Your goal: Transcribe all of the material exactly. Any picture in it should be left out.

(Rows from a dataset of charts and code)
■ ■ ■ ■ ■

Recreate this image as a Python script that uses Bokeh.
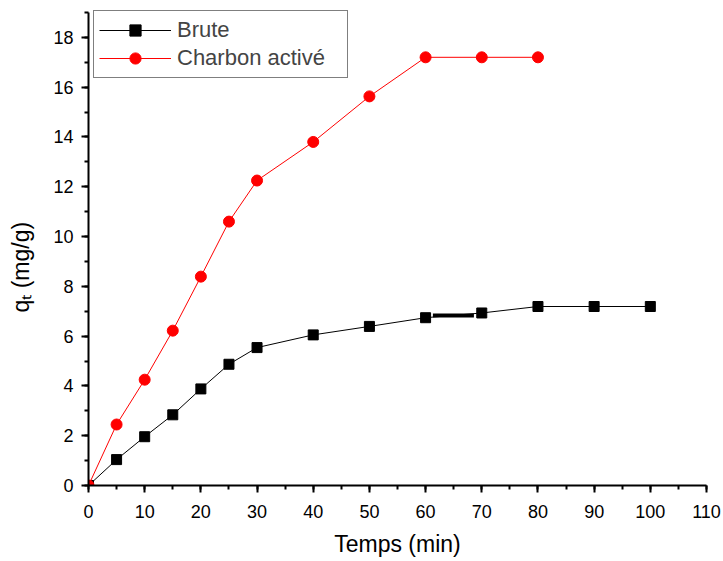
from bokeh.plotting import figure
from bokeh.models import Range1d, SingleIntervalTicker, Legend, LegendItem
from bokeh.embed import file_html
from bokeh.resources import INLINE

# ---- data ----
brute_t = [0, 5, 10, 15, 20, 25, 30, 40, 50, 60, 70, 80, 90, 100]
brute_q = [0.0, 1.04, 1.96, 2.84, 3.88, 4.87, 5.54, 6.05, 6.39, 6.74, 6.93, 7.19, 7.19, 7.19]
charbon_t = [0, 5, 10, 15, 20, 25, 30, 40, 50, 60, 70, 80]
charbon_q = [0.0, 2.45, 4.25, 6.22, 8.39, 10.6, 12.25, 13.8, 15.63, 17.2, 17.2, 17.2]
# small thick stroke visible between 60 and 70 min on the Brute curve
seg_t = [61.3, 68.6]
seg_q = [6.83, 6.83]

FONT = "Liberation Sans"

p = figure(width=723, height=561, output_backend="svg", toolbar_location=None,
           x_range=Range1d(0, 110), y_range=Range1d(0, 19.08),
           min_border_left=88, min_border_right=17, min_border_top=10, min_border_bottom=76)
p.outline_line_color = None
p.grid.visible = False
p.background_fill_color = "white"
p.border_fill_color = "white"

for ax in (p.xaxis[0], p.yaxis[0]):
    ax.axis_line_width = 2
    ax.major_tick_line_width = 2
    ax.minor_tick_line_width = 2
    ax.major_tick_in = 0
    ax.major_tick_out = 7
    ax.minor_tick_in = 0
    ax.minor_tick_out = 4
    ax.major_label_text_font = FONT
    ax.major_label_text_font_size = "18px"
    ax.major_label_text_color = "black"
    ax.axis_label_text_font = FONT
    ax.axis_label_text_font_size = "23px"
    ax.axis_label_text_font_style = "normal"
    ax.axis_label_text_color = "black"

p.xaxis[0].ticker = SingleIntervalTicker(interval=10, num_minor_ticks=2)
p.yaxis[0].ticker = SingleIntervalTicker(interval=2, num_minor_ticks=2)
p.yaxis[0].bounds = (0, 19)
p.xaxis[0].major_label_standoff = 12
p.yaxis[0].major_label_standoff = 8
p.xaxis[0].axis_label = "Temps (min)"
p.xaxis[0].axis_label_standoff = 10
# trailing no-break spaces shift the centred title towards the bottom, as in the original
p.yaxis[0].axis_label = "qₜ (mg/g)" + "\u00a0" * 6
p.yaxis[0].axis_label_standoff = 16

# series
l1 = p.line(brute_t, brute_q, line_color="black", line_width=1)
s1 = p.scatter(brute_t, brute_q, marker="square", size=10, fill_color="black", line_color="black")
p.line(seg_t, seg_q, line_color="black", line_width=4)
l2 = p.line(charbon_t, charbon_q, line_color="#ff0000", line_width=1)
s2 = p.scatter(charbon_t, charbon_q, marker="circle", size=11, fill_color="#ff0000", line_color="#ff0000")

legend = Legend(items=[LegendItem(label="Brute", renderers=[l1, s1]),
                       LegendItem(label="Charbon activé", renderers=[l2, s2])],
                location=(5, 407), margin=0, padding=5, spacing=0,
                glyph_width=72, glyph_height=28, label_height=28, label_width=165,
                label_standoff=6, label_text_font=FONT, label_text_font_size="22px",
                border_line_color="black", border_line_width=1, background_fill_alpha=1)
p.add_layout(legend, "center")

open("out.html", "w").write(file_html(p, INLINE))
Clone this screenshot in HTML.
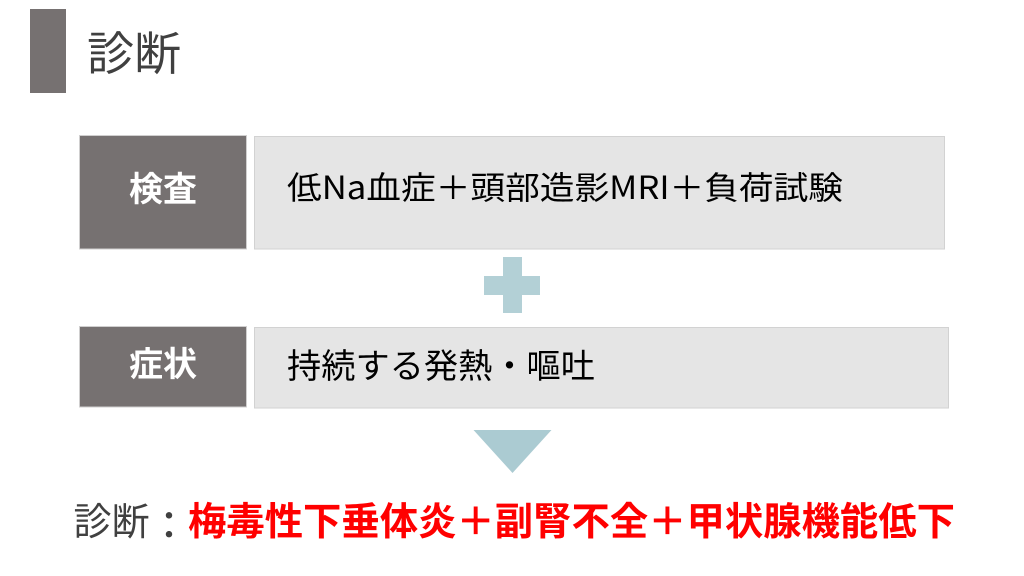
<!DOCTYPE html>
<html lang="ja"><head><meta charset="utf-8">
<style>
html,body{margin:0;padding:0;background:#fff}
body{width:1024px;height:576px;overflow:hidden}
svg{display:block}
text{font-family:"Liberation Sans","Noto Sans CJK JP",sans-serif}
.j{font-family:"Noto Sans CJK JP",sans-serif}
</style></head><body>
<svg width="1024" height="576" viewBox="0 0 1024 576" xmlns="http://www.w3.org/2000/svg">
<rect width="1024" height="576" fill="#fff"/>
<rect x="30" y="9" width="36" height="84" fill="#767171"/>
<text class="j" x="87" y="70" font-size="46" font-weight="400" fill="#404040" textLength="94" lengthAdjust="spacingAndGlyphs">診断</text>
<rect x="79.5" y="135.500" width="167" height="113.500" fill="#767171" stroke="#d0cfcf"/>
<text class="j" x="129" y="201" font-size="34" font-weight="700" fill="#fff" textLength="68" lengthAdjust="spacingAndGlyphs">検査</text>
<rect x="254.5" y="136.500" width="690" height="112.500" fill="#e5e5e5" stroke="#d2d2d2"/>
<text class="j" x="287" y="199" font-size="32" font-weight="400" fill="#000" textLength="556" lengthAdjust="spacingAndGlyphs">低Na血症＋頭部造影MRI＋負荷試験</text>
<path d="M503 257h19v19h18v19h-18v18h-19v-18h-19v-19h19z" fill="#b3d0d6"/>
<rect x="79.5" y="326.500" width="167" height="80.500" fill="#767171" stroke="#d0cfcf"/>
<text class="j" x="129" y="376" font-size="34" font-weight="700" fill="#fff" textLength="68" lengthAdjust="spacingAndGlyphs">症状</text>
<rect x="254.5" y="327.500" width="694" height="80.500" fill="#e5e5e5" stroke="#d2d2d2"/>
<text class="j" x="287" y="378" font-size="34" font-weight="400" fill="#000" textLength="308" lengthAdjust="spacingAndGlyphs">持続する発熱・嘔吐</text>
<path d="M473.500 430H551.500L512.500 473z" fill="#abcbd2"/>
<text class="j" x="73.500" y="535" font-size="38" font-weight="400" fill="#404040" textLength="76" lengthAdjust="spacingAndGlyphs">診断</text>
<text class="j" x="150" y="539" font-size="38" font-weight="500" fill="#404040">：</text>
<text class="j" x="188" y="535" font-size="38.400" font-weight="700" fill="#ff0000" textLength="767" lengthAdjust="spacingAndGlyphs">梅毒性下垂体炎＋副腎不全＋甲状腺機能低下</text>
</svg>
</body></html>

■ ■ ■ ■ ■

Written solution:
Recreate this image as a Python script that uses Bokeh.
from bokeh.plotting import figure
from bokeh.models import Range1d, SingleIntervalTicker, Legend, LegendItem
from bokeh.embed import file_html
from bokeh.resources import INLINE

# ---- data ----
brute_t = [0, 5, 10, 15, 20, 25, 30, 40, 50, 60, 70, 80, 90, 100]
brute_q = [0.0, 1.04, 1.96, 2.84, 3.88, 4.87, 5.54, 6.05, 6.39, 6.74, 6.93, 7.19, 7.19, 7.19]
charbon_t = [0, 5, 10, 15, 20, 25, 30, 40, 50, 60, 70, 80]
charbon_q = [0.0, 2.45, 4.25, 6.22, 8.39, 10.6, 12.25, 13.8, 15.63, 17.2, 17.2, 17.2]
# small thick stroke visible between 60 and 70 min on the Brute curve
seg_t = [61.3, 68.6]
seg_q = [6.83, 6.83]

FONT = "Liberation Sans"

p = figure(width=723, height=561, output_backend="svg", toolbar_location=None,
           x_range=Range1d(0, 110), y_range=Range1d(0, 19.08),
           min_border_left=88, min_border_right=17, min_border_top=10, min_border_bottom=76)
p.outline_line_color = None
p.grid.visible = False
p.background_fill_color = "white"
p.border_fill_color = "white"

for ax in (p.xaxis[0], p.yaxis[0]):
    ax.axis_line_width = 2
    ax.major_tick_line_width = 2
    ax.minor_tick_line_width = 2
    ax.major_tick_in = 0
    ax.major_tick_out = 7
    ax.minor_tick_in = 0
    ax.minor_tick_out = 4
    ax.major_label_text_font = FONT
    ax.major_label_text_font_size = "18px"
    ax.major_label_text_color = "black"
    ax.axis_label_text_font = FONT
    ax.axis_label_text_font_size = "23px"
    ax.axis_label_text_font_style = "normal"
    ax.axis_label_text_color = "black"

p.xaxis[0].ticker = SingleIntervalTicker(interval=10, num_minor_ticks=2)
p.yaxis[0].ticker = SingleIntervalTicker(interval=2, num_minor_ticks=2)
p.yaxis[0].bounds = (0, 19)
p.xaxis[0].major_label_standoff = 12
p.yaxis[0].major_label_standoff = 8
p.xaxis[0].axis_label = "Temps (min)"
p.xaxis[0].axis_label_standoff = 10
# trailing no-break spaces shift the centred title towards the bottom, as in the original
p.yaxis[0].axis_label = "qₜ (mg/g)" + "\u00a0" * 6
p.yaxis[0].axis_label_standoff = 16

# series
l1 = p.line(brute_t, brute_q, line_color="black", line_width=1)
s1 = p.scatter(brute_t, brute_q, marker="square", size=10, fill_color="black", line_color="black")
p.line(seg_t, seg_q, line_color="black", line_width=4)
l2 = p.line(charbon_t, charbon_q, line_color="#ff0000", line_width=1)
s2 = p.scatter(charbon_t, charbon_q, marker="circle", size=11, fill_color="#ff0000", line_color="#ff0000")

legend = Legend(items=[LegendItem(label="Brute", renderers=[l1, s1]),
                       LegendItem(label="Charbon activé", renderers=[l2, s2])],
                location=(5, 407), margin=0, padding=5, spacing=0,
                glyph_width=72, glyph_height=28, label_height=28, label_width=165,
                label_standoff=6, label_text_font=FONT, label_text_font_size="22px",
                border_line_color="black", border_line_width=1, background_fill_alpha=1)
p.add_layout(legend, "center")

open("out.html", "w").write(file_html(p, INLINE))
Clone this screenshot in HTML.
<!DOCTYPE html>
<html lang="ja"><head><meta charset="utf-8">
<style>
html,body{margin:0;padding:0;background:#fff}
body{width:1024px;height:576px;overflow:hidden}
svg{display:block}
text{font-family:"Liberation Sans","Noto Sans CJK JP",sans-serif}
.j{font-family:"Noto Sans CJK JP",sans-serif}
</style></head><body>
<svg width="1024" height="576" viewBox="0 0 1024 576" xmlns="http://www.w3.org/2000/svg">
<rect width="1024" height="576" fill="#fff"/>
<rect x="30" y="9" width="36" height="84" fill="#767171"/>
<text class="j" x="87" y="70" font-size="46" font-weight="400" fill="#404040" textLength="94" lengthAdjust="spacingAndGlyphs">診断</text>
<rect x="79.5" y="135.500" width="167" height="113.500" fill="#767171" stroke="#d0cfcf"/>
<text class="j" x="129" y="201" font-size="34" font-weight="700" fill="#fff" textLength="68" lengthAdjust="spacingAndGlyphs">検査</text>
<rect x="254.5" y="136.500" width="690" height="112.500" fill="#e5e5e5" stroke="#d2d2d2"/>
<text class="j" x="287" y="199" font-size="32" font-weight="400" fill="#000" textLength="556" lengthAdjust="spacingAndGlyphs">低Na血症＋頭部造影MRI＋負荷試験</text>
<path d="M503 257h19v19h18v19h-18v18h-19v-18h-19v-19h19z" fill="#b3d0d6"/>
<rect x="79.5" y="326.500" width="167" height="80.500" fill="#767171" stroke="#d0cfcf"/>
<text class="j" x="129" y="376" font-size="34" font-weight="700" fill="#fff" textLength="68" lengthAdjust="spacingAndGlyphs">症状</text>
<rect x="254.5" y="327.500" width="694" height="80.500" fill="#e5e5e5" stroke="#d2d2d2"/>
<text class="j" x="287" y="378" font-size="34" font-weight="400" fill="#000" textLength="308" lengthAdjust="spacingAndGlyphs">持続する発熱・嘔吐</text>
<path d="M473.500 430H551.500L512.500 473z" fill="#abcbd2"/>
<text class="j" x="73.500" y="535" font-size="38" font-weight="400" fill="#404040" textLength="76" lengthAdjust="spacingAndGlyphs">診断</text>
<text class="j" x="150" y="539" font-size="38" font-weight="500" fill="#404040">：</text>
<text class="j" x="188" y="535" font-size="38.400" font-weight="700" fill="#ff0000" textLength="767" lengthAdjust="spacingAndGlyphs">梅毒性下垂体炎＋副腎不全＋甲状腺機能低下</text>
</svg>
</body></html>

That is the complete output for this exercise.